Microsoft’s Mistake
By Alan Jacobson | RevenueModel.ai
Everyone built its own AI: Alphabet? Gemini. Meta? LLaMA. Apple? Apple Intelligence.
But Microsoft?
Microsoft outsourced its future to Sam Altman — a volatile, untested startup founder with no product experience, no revenue model and no history managing mass-market audiences at scale.
And now, for the second time, he’s created a crisis.
This weekend, a leaked memo revealed Altman warning of “rough vibes” and “economic headwinds” at OpenAI. That memo never should’ve been written — let alone leaked. It shows just how feckless and unstable he really is. Sam’s not steering the ship. He’s crying for help.
Microsoft has already been through one fire drill with Altman. Now they’re in another. And the question becomes: how many times do you get fooled before the board wakes up?
Sam Altman is a brilliant computer scientist. But he is not a CEO. This isn’t a criticism. No one can excel at everything.
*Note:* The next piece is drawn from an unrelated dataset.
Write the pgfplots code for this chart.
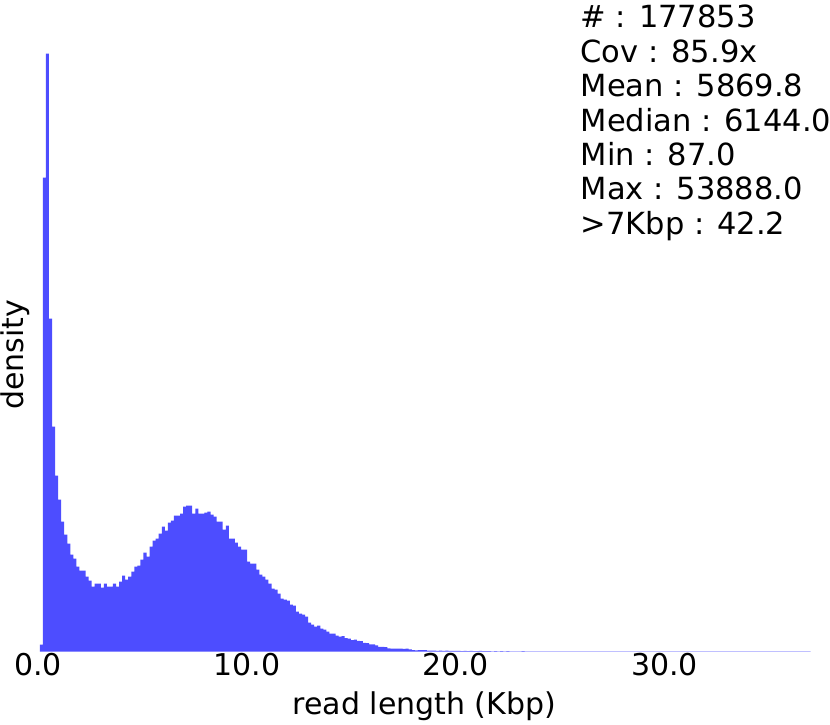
\documentclass[border=0pt]{standalone}
\usepackage{fontspec}
\setmainfont{DejaVu Sans}
\usepackage{pgfplots}
\usepackage{pgfplotstable}
\pgfplotsset{compat=1.18}
\definecolor{barblue}{RGB}{77,77,255}
\newcommand{\bigfont}{\fontsize{30}{36}\selectfont}
\newcommand{\statfont}{\fontsize{30.5}{36}\selectfont}

% read length histogram, bin left edge (Kbp) and height (arbitrary density units)
\pgfplotstableread{
x h
0.087 7
0.233 474
0.379 598
0.525 333
0.671 225
0.817 176
0.963 152
1.109 130
1.255 117
1.401 108
1.547 97
1.693 93
1.839 85
1.985 81
2.131 81
2.277 75
2.423 71
2.569 65
2.715 68
2.861 68
3.007 64
3.153 68
3.299 65
3.445 65
3.591 68
3.737 65
3.883 70
4.029 76
4.175 72
4.321 75
4.467 80
4.613 85
4.759 86
4.905 92
5.051 99
5.197 95
5.343 105
5.489 111
5.635 113
5.781 118
5.927 125
6.073 121
6.219 129
6.365 131
6.511 136
6.657 136
6.803 138
6.949 145
7.095 146
7.241 146
7.387 138
7.533 143
7.679 138
7.825 138
7.971 139
8.117 140
8.263 137
8.409 135
8.555 130
8.701 130
8.847 122
8.993 126
9.139 113
9.285 113
9.431 109
9.577 105
9.723 102
9.869 102
10.015 90
10.161 88
10.307 88
10.453 82
10.599 77
10.745 75
10.891 72
11.037 68
11.183 63
11.329 62
11.475 58
11.621 53
11.767 52
11.913 51
12.059 47
12.205 46
12.351 40
12.497 38
12.643 37
12.789 35
12.935 29
13.081 27
13.227 25
13.373 26
13.519 23
13.665 22
13.811 20
13.957 18
14.103 18
14.249 16
14.395 15
14.541 15.5
14.687 13.5
14.833 13
14.979 11.5
15.125 12
15.271 10.7
15.417 10.5
15.563 8.7
15.709 8.5
15.855 7.4
16.001 7.2
16.147 6.4
16.293 4.8
16.439 4.7
16.585 4.6
16.731 3.4
16.877 3.1
17.023 3.0
17.169 3.1
17.315 3.0
17.461 2.9
17.607 3.0
17.753 2.4
17.899 1.5
18.045 1.4
18.191 1.6
18.337 1.5
18.483 1.5
18.629 1.0
18.775 1.1
18.921 1.0
19.067 0.9
19.213 1.0
19.359 0.8
19.505 1.0
19.651 0.8
19.797 0.9
19.943 0.7
20.089 0.8
20.235 0.6
20.381 0.7
20.527 0.6
20.673 0.8
20.819 0.5
20.965 0.6
21.111 0.7
21.257 0.5
21.403 0.6
21.549 0.5
21.695 0.4
21.841 0.6
21.987 0.4
22.133 0.5
22.279 0.4
22.425 0.5
22.571 0.3
22.717 0.4
22.863 0.4
23.009 0.3
23.155 0.5
23.301 0.3
23.447 0.3
23.593 0.25
23.739 0.3
23.885 0.25
24.031 0.3
24.177 0.25
24.323 0.3
24.469 0.3
24.615 0.25
24.761 0.3
24.907 0.25
25.053 0.3
25.199 0.25
25.345 0.25
25.491 0.3
25.637 0.25
25.783 0.25
25.929 0.3
26.075 0.2
26.221 0.25
26.367 0.3
26.513 0.25
26.659 0.25
26.805 0.2
26.951 0.25
27.097 0.3
27.243 0.25
27.389 0.2
27.535 0.25
27.681 0.25
27.827 0.2
27.973 0.25
28.119 0.3
28.265 0.2
28.411 0.25
28.557 0.2
28.703 0.25
28.849 0.2
28.995 0.2
29.141 0.25
29.287 0.2
29.433 0.2
29.579 0.25
29.725 0.2
29.871 0.2
30.017 0.25
30.163 0.2
30.309 0.2
30.455 0.2
30.601 0.25
30.747 0.2
30.893 0.2
31.039 0.2
31.185 0.2
31.331 0.25
31.477 0.2
31.623 0.2
31.769 0.2
31.915 0.2
32.061 0.2
32.207 0.2
32.353 0.2
32.499 0.2
32.645 0.2
32.791 0.2
32.937 0.2
33.083 0.2
33.229 0.2
33.375 0.2
33.521 0.2
33.667 0.2
33.813 0.2
33.959 0.2
34.105 0.2
34.251 0.2
34.397 0.2
34.543 0.2
34.689 0.2
34.835 0.2
34.981 0.2
35.127 0.2
35.273 0.2
35.419 0.2
35.565 0.2
35.711 0.2
35.857 0.2
36.003 0.2
36.149 0.2
36.295 0.2
36.441 0.2
36.587 0.2
36.733 0.2
36.879 0.2
37.025 0.2
37.171 0.2
}\histdata

\begin{document}
\begin{tikzpicture}
\useasboundingbox (0,0) rectangle (830pt,725pt);
\begin{axis}[
    at={(38pt,73.3pt)}, anchor=south west,
    scale only axis,
    width=772.6pt, height=600pt,
    xmin=0, xmax=37, ymin=0, ymax=600,
    axis line style={draw=none},
    tick style={draw=none},
    ytick=\empty,
    xtick={0,10,20,30},
    xticklabels={0.0,10.0,20.0,30.0},
    xticklabel style={font=\bigfont, anchor=base, yshift=-24.3pt},
    xlabel={read length (Kbp)},
    ylabel={density},
    xlabel style={font=\bigfont, at={(axis description cs:0.5,-0.1055)}, anchor=base},
    ylabel style={font=\bigfont, at={(axis description cs:-0.0194,0.495)}, anchor=base, rotate=0},
    clip=true,
]
\addplot[ybar interval, fill=barblue, draw=none] table[x=x, y=h] {\histdata};
\end{axis}
\node[font=\statfont, anchor=base west, inner sep=0pt] at (580.5pt,697pt) {\# : 177853};
\node[font=\statfont, anchor=base west, inner sep=0pt] at (580.5pt,662.6pt) {Cov : 85.9x};
\node[font=\statfont, anchor=base west, inner sep=0pt] at (580.5pt,628.2pt) {Mean : 5869.8};
\node[font=\statfont, anchor=base west, inner sep=0pt] at (580.5pt,593.8pt) {Median : 6144.0};
\node[font=\statfont, anchor=base west, inner sep=0pt] at (580.5pt,559.4pt) {Min : 87.0};
\node[font=\statfont, anchor=base west, inner sep=0pt] at (580.5pt,525pt) {Max : 53888.0};
\node[font=\statfont, anchor=base west, inner sep=0pt] at (580.5pt,490.6pt) {>7Kbp : 42.2};
\end{tikzpicture}
\end{document}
But the board needs to see the truth and act accordingly.
Even Motley Fool — hardly a radical outlet — warned this week that the press has been “hollowed out” and that investors should stop relying on mainstream coverage.
When investor publications tell people to ignore journalists, you know the information markets are breaking down. And when information markets fail, governance failures get missed.
That’s exactly how Sam Altman keeps slipping past the guardrails — not because he’s a genius, but because the structure around him is broken and the press can’t see it.
Or, just listen to another founder: Bill Gates sells Microsoft shares.
Microsoft’s mistake wasn’t technical. It was structural.
They bet their future on someone who was never built to carry it.
The reckoning has started in real time at 9:53 am on Monday, November 24, 2025 (as I predicted on Sunday, November 23, 2025)
Alphabet (GOOGL) Overtakes Microsoft (MSFT) as Market Value Climbs to $3.58 Trillion.
“Fool me once, shame on you. Fool me twice, shame on the stockholders.”